What to work on
No images are to be carried over; print all other material exactly as it stands.
----------
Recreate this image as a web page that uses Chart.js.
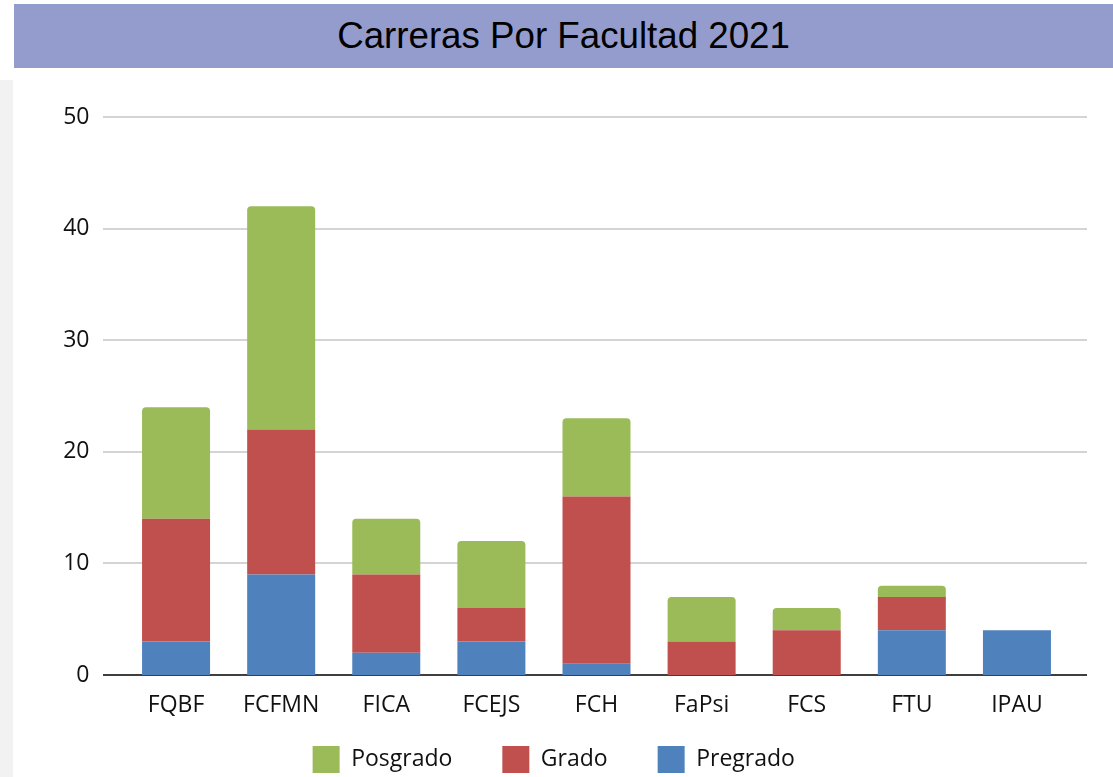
<!DOCTYPE html>
<html lang="es">
<head>
<meta charset="UTF-8">
<title>Carreras Por Facultad 2021</title>
<script src="https://cdn.jsdelivr.net/npm/chart.js@4.4.0/dist/chart.umd.min.js"></script>
<style>
  html, body { margin: 0; padding: 0; background: #fff; overflow: hidden; }
  body { width: 1113px; height: 777px; position: relative; }
  #franja { position: absolute; left: 0; top: 80px; width: 13px; height: 697px; background: #f2f2f2; }
  #titulo {
    position: absolute; left: 14px; top: 4px; width: 1099px; height: 64px;
    background: #949ccd; color: #000;
    font-family: 'Liberation Sans', Arial, sans-serif; font-size: 36.7px;
    line-height: 64px; text-align: center;
  }
  #caja { position: absolute; left: 14px; top: 68px; width: 1099px; height: 744px; }
</style>
</head>
<body>
<div id="franja"></div>
<div id="titulo">Carreras Por Facultad 2021</div>
<div id="caja"><canvas id="carrerasChart"></canvas></div>

<script>
// Datos
const facultades = ['FQBF', 'FCFMN', 'FICA', 'FCEJS', 'FCH', 'FaPsi', 'FCS', 'FTU', 'IPAU'];
const pregrado = [3, 9, 2, 3, 1, 0, 0, 4, 4];
const grado = [11, 13, 7, 3, 15, 3, 4, 3, 0];
const posgrado = [10, 20, 5, 6, 7, 4, 2, 1, 0];
const ticksY = [0, 10, 20, 30, 40, 50];

const fuente = "'Open Sans', sans-serif";

// Líneas de la grilla, un poco más largas que el área de las barras
const grillaExtendida = {
  id: 'grillaExtendida',
  beforeDatasetsDraw(chart) {
    const ctx = chart.ctx;
    const y = chart.scales.y;
    const x0 = 89;
    const x1 = 1073;
    ctx.save();
    ticksY.forEach(v => {
      const py = Math.round(y.getPixelForValue(v));
      ctx.beginPath();
      ctx.moveTo(x0, py);
      ctx.lineTo(x1, py);
      ctx.lineWidth = 2;
      ctx.strokeStyle = v === 0 ? '#3f3f3f' : '#d4d4d4';
      ctx.stroke();
    });
    ctx.restore();
  }
};

// Sube la leyenda para dejarla justo debajo de las etiquetas
const moverLeyenda = {
  id: 'moverLeyenda',
  afterLayout(chart) {
    const ley = chart.legend;
    const dy = 628 - ley.top;
    ley.top += dy;
    ley.bottom += dy;
    ley.left += 12;
    ley.right += 12;
  }
};

const ctx = document.getElementById('carrerasChart').getContext('2d');
new Chart(ctx, {
  type: 'bar',
  data: {
    labels: facultades,
    datasets: [
      {
        label: 'Pregrado',
        data: pregrado,
        backgroundColor: '#4f81bd',
        barPercentage: 0.647,
        categoryPercentage: 1
      },
      {
        label: 'Grado',
        data: grado,
        backgroundColor: '#c0504d',
        barPercentage: 0.647,
        categoryPercentage: 1
      },
      {
        label: 'Posgrado',
        data: posgrado,
        backgroundColor: '#9bbb59',
        borderRadius: { topLeft: 4, topRight: 4, bottomLeft: 0, bottomRight: 0 },
        borderSkipped: false,
        barPercentage: 0.647,
        categoryPercentage: 1
      }
    ]
  },
  plugins: [grillaExtendida, moverLeyenda],
  options: {
    responsive: true,
    maintainAspectRatio: false,
    animation: false,
    layout: {
      padding: { top: 49, right: 43.5, bottom: 0, left: 0 }
    },
    scales: {
      x: {
        stacked: true,
        grid: { display: false, drawTicks: false },
        border: { display: false },
        ticks: {
          color: '#111',
          padding: 17,
          font: { family: fuente, size: 23 }
        },
        afterFit(scale) { scale.height = 50; }
      },
      y: {
        stacked: true,
        min: 0,
        max: 50,
        afterBuildTicks(scale) { scale.ticks = ticksY.map(v => ({ value: v })); },
        grid: { display: false, drawTicks: false },
        border: { display: false },
        ticks: {
          color: '#111',
          padding: 34,
          font: { family: fuente, size: 23 }
        },
        afterFit(scale) { scale.width = 109.5; }
      }
    },
    plugins: {
      legend: {
        position: 'bottom',
        reverse: true,
        labels: {
          color: '#111',
          boxWidth: 27,
          boxHeight: 27,
          padding: 50,
          font: { family: fuente, size: 23 }
        }
      },
      tooltip: { enabled: false }
    }
  }
});
</script>
</body>
</html>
----------
Solution
Recreate this image as a web page that uses Chart.js.
<!DOCTYPE html>
<html lang="es">
<head>
<meta charset="UTF-8">
<title>Carreras Por Facultad 2021</title>
<script src="https://cdn.jsdelivr.net/npm/chart.js@4.4.0/dist/chart.umd.min.js"></script>
<style>
  html, body { margin: 0; padding: 0; background: #fff; overflow: hidden; }
  body { width: 1113px; height: 777px; position: relative; }
  #franja { position: absolute; left: 0; top: 80px; width: 13px; height: 697px; background: #f2f2f2; }
  #titulo {
    position: absolute; left: 14px; top: 4px; width: 1099px; height: 64px;
    background: #949ccd; color: #000;
    font-family: 'Liberation Sans', Arial, sans-serif; font-size: 36.7px;
    line-height: 64px; text-align: center;
  }
  #caja { position: absolute; left: 14px; top: 68px; width: 1099px; height: 744px; }
</style>
</head>
<body>
<div id="franja"></div>
<div id="titulo">Carreras Por Facultad 2021</div>
<div id="caja"><canvas id="carrerasChart"></canvas></div>

<script>
// Datos
const facultades = ['FQBF', 'FCFMN', 'FICA', 'FCEJS', 'FCH', 'FaPsi', 'FCS', 'FTU', 'IPAU'];
const pregrado = [3, 9, 2, 3, 1, 0, 0, 4, 4];
const grado = [11, 13, 7, 3, 15, 3, 4, 3, 0];
const posgrado = [10, 20, 5, 6, 7, 4, 2, 1, 0];
const ticksY = [0, 10, 20, 30, 40, 50];

const fuente = "'Open Sans', sans-serif";

// Líneas de la grilla, un poco más largas que el área de las barras
const grillaExtendida = {
  id: 'grillaExtendida',
  beforeDatasetsDraw(chart) {
    const ctx = chart.ctx;
    const y = chart.scales.y;
    const x0 = 89;
    const x1 = 1073;
    ctx.save();
    ticksY.forEach(v => {
      const py = Math.round(y.getPixelForValue(v));
      ctx.beginPath();
      ctx.moveTo(x0, py);
      ctx.lineTo(x1, py);
      ctx.lineWidth = 2;
      ctx.strokeStyle = v === 0 ? '#3f3f3f' : '#d4d4d4';
      ctx.stroke();
    });
    ctx.restore();
  }
};

// Sube la leyenda para dejarla justo debajo de las etiquetas
const moverLeyenda = {
  id: 'moverLeyenda',
  afterLayout(chart) {
    const ley = chart.legend;
    const dy = 628 - ley.top;
    ley.top += dy;
    ley.bottom += dy;
    ley.left += 12;
    ley.right += 12;
  }
};

const ctx = document.getElementById('carrerasChart').getContext('2d');
new Chart(ctx, {
  type: 'bar',
  data: {
    labels: facultades,
    datasets: [
      {
        label: 'Pregrado',
        data: pregrado,
        backgroundColor: '#4f81bd',
        barPercentage: 0.647,
        categoryPercentage: 1
      },
      {
        label: 'Grado',
        data: grado,
        backgroundColor: '#c0504d',
        barPercentage: 0.647,
        categoryPercentage: 1
      },
      {
        label: 'Posgrado',
        data: posgrado,
        backgroundColor: '#9bbb59',
        borderRadius: { topLeft: 4, topRight: 4, bottomLeft: 0, bottomRight: 0 },
        borderSkipped: false,
        barPercentage: 0.647,
        categoryPercentage: 1
      }
    ]
  },
  plugins: [grillaExtendida, moverLeyenda],
  options: {
    responsive: true,
    maintainAspectRatio: false,
    animation: false,
    layout: {
      padding: { top: 49, right: 43.5, bottom: 0, left: 0 }
    },
    scales: {
      x: {
        stacked: true,
        grid: { display: false, drawTicks: false },
        border: { display: false },
        ticks: {
          color: '#111',
          padding: 17,
          font: { family: fuente, size: 23 }
        },
        afterFit(scale) { scale.height = 50; }
      },
      y: {
        stacked: true,
        min: 0,
        max: 50,
        afterBuildTicks(scale) { scale.ticks = ticksY.map(v => ({ value: v })); },
        grid: { display: false, drawTicks: false },
        border: { display: false },
        ticks: {
          color: '#111',
          padding: 34,
          font: { family: fuente, size: 23 }
        },
        afterFit(scale) { scale.width = 109.5; }
      }
    },
    plugins: {
      legend: {
        position: 'bottom',
        reverse: true,
        labels: {
          color: '#111',
          boxWidth: 27,
          boxHeight: 27,
          padding: 50,
          font: { family: fuente, size: 23 }
        }
      },
      tooltip: { enabled: false }
    }
  }
});
</script>
</body>
</html>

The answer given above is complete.